*** THE INPUT

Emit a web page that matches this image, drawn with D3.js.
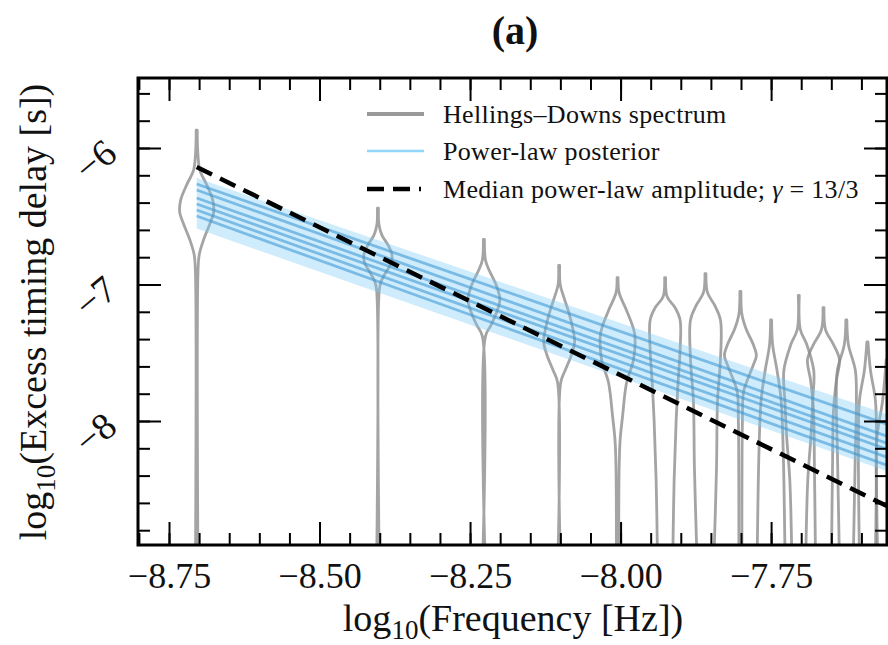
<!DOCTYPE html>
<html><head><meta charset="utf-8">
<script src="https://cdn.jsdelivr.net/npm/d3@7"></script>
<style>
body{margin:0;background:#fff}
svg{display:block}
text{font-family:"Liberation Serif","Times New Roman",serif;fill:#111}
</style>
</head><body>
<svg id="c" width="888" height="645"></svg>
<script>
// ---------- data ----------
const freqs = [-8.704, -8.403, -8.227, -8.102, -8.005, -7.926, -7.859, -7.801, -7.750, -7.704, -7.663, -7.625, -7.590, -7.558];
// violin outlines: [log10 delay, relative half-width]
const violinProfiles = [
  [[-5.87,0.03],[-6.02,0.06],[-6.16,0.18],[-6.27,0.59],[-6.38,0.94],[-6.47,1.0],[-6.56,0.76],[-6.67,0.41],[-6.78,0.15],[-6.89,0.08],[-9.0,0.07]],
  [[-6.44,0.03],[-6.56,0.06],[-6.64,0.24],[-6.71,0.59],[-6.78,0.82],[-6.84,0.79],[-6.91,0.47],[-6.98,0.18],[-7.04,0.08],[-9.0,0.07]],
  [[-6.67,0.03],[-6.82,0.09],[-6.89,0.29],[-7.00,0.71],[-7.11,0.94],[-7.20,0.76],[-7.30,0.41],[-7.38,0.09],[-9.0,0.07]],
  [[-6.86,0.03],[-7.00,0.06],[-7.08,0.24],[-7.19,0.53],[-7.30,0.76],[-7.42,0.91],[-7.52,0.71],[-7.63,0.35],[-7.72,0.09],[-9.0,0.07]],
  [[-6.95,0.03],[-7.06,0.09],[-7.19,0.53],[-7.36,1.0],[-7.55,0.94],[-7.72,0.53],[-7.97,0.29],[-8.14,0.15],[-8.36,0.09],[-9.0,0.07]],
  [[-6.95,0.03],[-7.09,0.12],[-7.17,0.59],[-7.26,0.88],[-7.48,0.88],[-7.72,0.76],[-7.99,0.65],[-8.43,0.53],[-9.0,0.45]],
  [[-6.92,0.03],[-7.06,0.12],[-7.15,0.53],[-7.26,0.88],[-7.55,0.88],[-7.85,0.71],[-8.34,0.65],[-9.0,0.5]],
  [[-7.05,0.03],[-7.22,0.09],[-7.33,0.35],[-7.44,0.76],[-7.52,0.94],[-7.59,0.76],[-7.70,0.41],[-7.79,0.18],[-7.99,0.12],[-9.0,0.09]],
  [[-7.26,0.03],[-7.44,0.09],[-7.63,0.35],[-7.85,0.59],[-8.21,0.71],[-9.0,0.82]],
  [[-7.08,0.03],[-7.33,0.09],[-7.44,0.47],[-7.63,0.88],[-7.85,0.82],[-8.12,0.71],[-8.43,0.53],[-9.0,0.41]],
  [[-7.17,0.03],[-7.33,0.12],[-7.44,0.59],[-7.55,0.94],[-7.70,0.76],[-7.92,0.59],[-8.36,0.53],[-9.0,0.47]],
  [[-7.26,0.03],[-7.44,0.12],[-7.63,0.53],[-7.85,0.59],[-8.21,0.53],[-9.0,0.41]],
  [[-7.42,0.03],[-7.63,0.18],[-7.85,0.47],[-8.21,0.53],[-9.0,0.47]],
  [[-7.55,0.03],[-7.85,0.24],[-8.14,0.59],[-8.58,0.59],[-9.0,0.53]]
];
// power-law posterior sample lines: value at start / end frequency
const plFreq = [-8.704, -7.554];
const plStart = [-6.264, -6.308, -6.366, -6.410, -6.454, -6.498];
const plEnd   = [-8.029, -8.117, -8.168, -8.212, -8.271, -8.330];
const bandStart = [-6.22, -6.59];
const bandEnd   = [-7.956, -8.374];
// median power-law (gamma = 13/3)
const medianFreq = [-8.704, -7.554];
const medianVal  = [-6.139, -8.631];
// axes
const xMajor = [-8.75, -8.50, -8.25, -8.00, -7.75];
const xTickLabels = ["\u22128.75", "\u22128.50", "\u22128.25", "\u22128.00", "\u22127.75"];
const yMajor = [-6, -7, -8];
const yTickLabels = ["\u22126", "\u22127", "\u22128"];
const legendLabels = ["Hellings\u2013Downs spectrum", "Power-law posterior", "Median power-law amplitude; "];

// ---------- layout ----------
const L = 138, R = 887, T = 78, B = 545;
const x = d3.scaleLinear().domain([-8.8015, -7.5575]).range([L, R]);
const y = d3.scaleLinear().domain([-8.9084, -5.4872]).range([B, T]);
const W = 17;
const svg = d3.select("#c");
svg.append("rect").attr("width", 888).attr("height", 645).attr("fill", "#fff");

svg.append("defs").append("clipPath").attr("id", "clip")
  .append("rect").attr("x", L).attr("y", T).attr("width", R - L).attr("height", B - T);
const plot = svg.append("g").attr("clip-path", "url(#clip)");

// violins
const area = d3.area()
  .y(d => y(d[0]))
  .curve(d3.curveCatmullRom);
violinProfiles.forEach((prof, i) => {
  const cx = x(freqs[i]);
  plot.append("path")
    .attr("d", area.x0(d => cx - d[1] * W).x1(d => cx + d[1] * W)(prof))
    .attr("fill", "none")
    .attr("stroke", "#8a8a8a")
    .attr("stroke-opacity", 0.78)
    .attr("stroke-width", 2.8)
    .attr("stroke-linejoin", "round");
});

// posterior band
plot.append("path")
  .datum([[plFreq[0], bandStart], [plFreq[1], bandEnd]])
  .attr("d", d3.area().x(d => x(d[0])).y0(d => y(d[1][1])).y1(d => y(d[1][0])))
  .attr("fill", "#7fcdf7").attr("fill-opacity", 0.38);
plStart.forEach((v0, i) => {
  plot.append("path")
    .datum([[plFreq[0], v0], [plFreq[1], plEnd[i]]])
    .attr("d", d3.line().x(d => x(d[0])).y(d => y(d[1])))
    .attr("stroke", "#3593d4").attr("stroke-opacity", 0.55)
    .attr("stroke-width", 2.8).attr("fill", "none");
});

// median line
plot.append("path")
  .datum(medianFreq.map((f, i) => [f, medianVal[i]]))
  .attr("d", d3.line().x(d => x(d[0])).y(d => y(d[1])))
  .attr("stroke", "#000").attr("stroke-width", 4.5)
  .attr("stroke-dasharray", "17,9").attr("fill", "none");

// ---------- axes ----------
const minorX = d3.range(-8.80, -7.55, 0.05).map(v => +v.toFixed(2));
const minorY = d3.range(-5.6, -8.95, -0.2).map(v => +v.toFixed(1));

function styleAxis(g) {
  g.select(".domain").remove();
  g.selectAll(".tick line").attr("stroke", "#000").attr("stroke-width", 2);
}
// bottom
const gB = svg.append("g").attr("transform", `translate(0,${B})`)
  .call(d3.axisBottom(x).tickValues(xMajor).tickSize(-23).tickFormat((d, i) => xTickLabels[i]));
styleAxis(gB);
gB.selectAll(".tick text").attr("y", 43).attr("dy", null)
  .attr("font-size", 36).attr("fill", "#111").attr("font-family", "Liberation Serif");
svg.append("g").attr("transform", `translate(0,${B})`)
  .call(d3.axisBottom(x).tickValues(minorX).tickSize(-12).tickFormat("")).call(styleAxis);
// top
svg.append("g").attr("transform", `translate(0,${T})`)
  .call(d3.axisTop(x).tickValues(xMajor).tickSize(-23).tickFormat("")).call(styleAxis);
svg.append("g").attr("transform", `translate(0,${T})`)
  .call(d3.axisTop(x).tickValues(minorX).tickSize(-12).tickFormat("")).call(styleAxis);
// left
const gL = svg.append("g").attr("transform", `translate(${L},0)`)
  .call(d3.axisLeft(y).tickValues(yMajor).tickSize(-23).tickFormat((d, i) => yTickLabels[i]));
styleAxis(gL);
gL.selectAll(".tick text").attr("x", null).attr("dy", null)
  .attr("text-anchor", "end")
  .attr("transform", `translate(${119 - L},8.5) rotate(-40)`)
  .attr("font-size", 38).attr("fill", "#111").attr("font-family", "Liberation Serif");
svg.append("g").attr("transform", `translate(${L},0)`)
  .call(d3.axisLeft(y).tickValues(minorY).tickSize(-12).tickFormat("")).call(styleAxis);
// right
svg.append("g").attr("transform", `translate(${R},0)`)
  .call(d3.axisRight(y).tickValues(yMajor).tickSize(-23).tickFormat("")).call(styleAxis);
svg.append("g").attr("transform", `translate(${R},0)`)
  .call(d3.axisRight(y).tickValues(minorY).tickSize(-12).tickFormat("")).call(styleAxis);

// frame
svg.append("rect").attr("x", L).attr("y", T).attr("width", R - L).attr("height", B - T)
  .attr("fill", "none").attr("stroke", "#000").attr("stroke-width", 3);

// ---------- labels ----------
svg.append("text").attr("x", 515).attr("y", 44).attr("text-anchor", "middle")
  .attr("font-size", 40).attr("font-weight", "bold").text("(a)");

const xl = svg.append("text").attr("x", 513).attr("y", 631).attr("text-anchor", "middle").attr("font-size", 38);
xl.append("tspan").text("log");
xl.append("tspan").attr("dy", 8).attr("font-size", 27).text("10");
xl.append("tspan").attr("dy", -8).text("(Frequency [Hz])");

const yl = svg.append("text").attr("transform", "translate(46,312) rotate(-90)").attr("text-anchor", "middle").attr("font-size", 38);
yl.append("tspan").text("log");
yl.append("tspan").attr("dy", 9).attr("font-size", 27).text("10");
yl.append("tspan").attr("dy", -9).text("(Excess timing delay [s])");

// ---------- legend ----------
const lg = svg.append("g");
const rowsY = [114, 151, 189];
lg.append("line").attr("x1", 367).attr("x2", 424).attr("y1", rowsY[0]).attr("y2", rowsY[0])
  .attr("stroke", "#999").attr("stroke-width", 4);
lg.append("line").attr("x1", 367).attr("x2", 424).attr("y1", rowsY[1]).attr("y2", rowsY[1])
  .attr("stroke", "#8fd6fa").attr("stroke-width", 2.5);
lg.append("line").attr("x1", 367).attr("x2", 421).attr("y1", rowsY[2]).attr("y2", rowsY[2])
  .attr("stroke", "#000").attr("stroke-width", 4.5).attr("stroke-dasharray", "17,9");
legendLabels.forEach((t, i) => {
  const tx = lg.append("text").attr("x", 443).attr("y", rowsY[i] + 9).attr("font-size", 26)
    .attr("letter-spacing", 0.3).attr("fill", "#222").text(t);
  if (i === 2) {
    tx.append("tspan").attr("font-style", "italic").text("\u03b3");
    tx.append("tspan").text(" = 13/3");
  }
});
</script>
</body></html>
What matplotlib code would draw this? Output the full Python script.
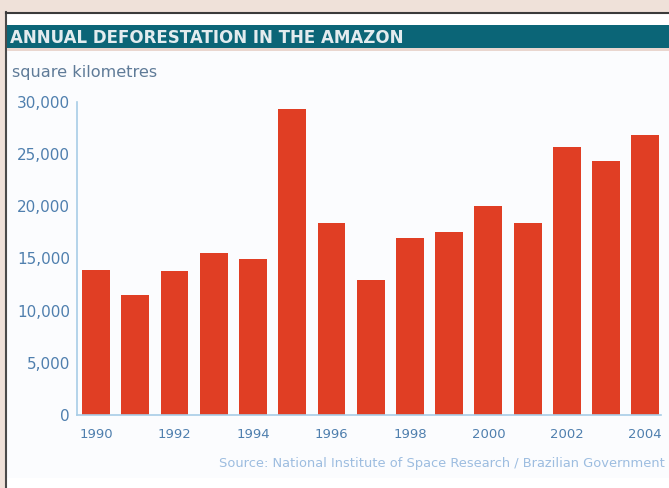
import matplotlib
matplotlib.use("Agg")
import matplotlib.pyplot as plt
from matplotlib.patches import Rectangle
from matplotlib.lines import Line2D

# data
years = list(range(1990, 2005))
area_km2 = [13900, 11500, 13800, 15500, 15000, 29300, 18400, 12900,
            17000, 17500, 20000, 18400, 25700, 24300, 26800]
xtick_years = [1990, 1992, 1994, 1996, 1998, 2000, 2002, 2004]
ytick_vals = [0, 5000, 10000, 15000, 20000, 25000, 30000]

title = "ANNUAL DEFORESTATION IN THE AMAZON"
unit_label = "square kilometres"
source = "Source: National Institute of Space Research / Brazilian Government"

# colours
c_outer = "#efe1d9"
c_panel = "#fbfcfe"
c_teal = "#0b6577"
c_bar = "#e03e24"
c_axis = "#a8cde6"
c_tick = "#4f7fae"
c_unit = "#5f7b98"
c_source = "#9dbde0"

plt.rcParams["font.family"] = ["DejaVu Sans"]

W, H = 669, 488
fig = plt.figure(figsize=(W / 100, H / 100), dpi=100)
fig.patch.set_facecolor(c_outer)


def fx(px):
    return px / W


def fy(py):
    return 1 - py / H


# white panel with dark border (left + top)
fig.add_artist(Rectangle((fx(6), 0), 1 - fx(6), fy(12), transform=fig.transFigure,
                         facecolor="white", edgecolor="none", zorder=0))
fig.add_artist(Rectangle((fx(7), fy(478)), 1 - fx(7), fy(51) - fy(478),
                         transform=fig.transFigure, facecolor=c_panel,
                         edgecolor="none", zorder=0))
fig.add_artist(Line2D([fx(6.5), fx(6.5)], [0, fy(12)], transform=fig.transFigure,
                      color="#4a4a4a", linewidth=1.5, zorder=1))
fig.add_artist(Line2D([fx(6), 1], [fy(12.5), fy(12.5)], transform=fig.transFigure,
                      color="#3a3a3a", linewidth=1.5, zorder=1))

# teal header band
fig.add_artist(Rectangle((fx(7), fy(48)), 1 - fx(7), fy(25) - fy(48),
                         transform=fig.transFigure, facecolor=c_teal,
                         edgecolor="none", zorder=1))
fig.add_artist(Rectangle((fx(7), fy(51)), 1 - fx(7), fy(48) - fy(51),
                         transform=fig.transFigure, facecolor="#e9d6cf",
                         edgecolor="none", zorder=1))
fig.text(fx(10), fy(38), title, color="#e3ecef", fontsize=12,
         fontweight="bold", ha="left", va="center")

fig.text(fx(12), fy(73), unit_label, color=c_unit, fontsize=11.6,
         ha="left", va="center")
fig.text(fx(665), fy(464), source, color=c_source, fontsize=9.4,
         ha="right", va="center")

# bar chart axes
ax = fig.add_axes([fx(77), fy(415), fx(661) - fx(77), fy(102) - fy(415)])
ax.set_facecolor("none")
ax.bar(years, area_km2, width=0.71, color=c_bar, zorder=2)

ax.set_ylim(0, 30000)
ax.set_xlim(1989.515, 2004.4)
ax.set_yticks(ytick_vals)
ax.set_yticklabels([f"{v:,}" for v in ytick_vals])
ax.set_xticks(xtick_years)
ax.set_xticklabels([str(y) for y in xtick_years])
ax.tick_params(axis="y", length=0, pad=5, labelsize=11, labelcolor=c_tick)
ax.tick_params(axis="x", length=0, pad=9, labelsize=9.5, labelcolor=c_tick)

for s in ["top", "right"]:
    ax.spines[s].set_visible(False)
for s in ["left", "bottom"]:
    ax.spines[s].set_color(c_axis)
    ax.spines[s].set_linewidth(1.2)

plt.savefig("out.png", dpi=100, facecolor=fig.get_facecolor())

******

Which lines include the word "with"? Copy every one of them.

EXPECTED ANSWER.
Emit a web page that matches this image, drawn with D3.js.
# white panel with dark border (left + top)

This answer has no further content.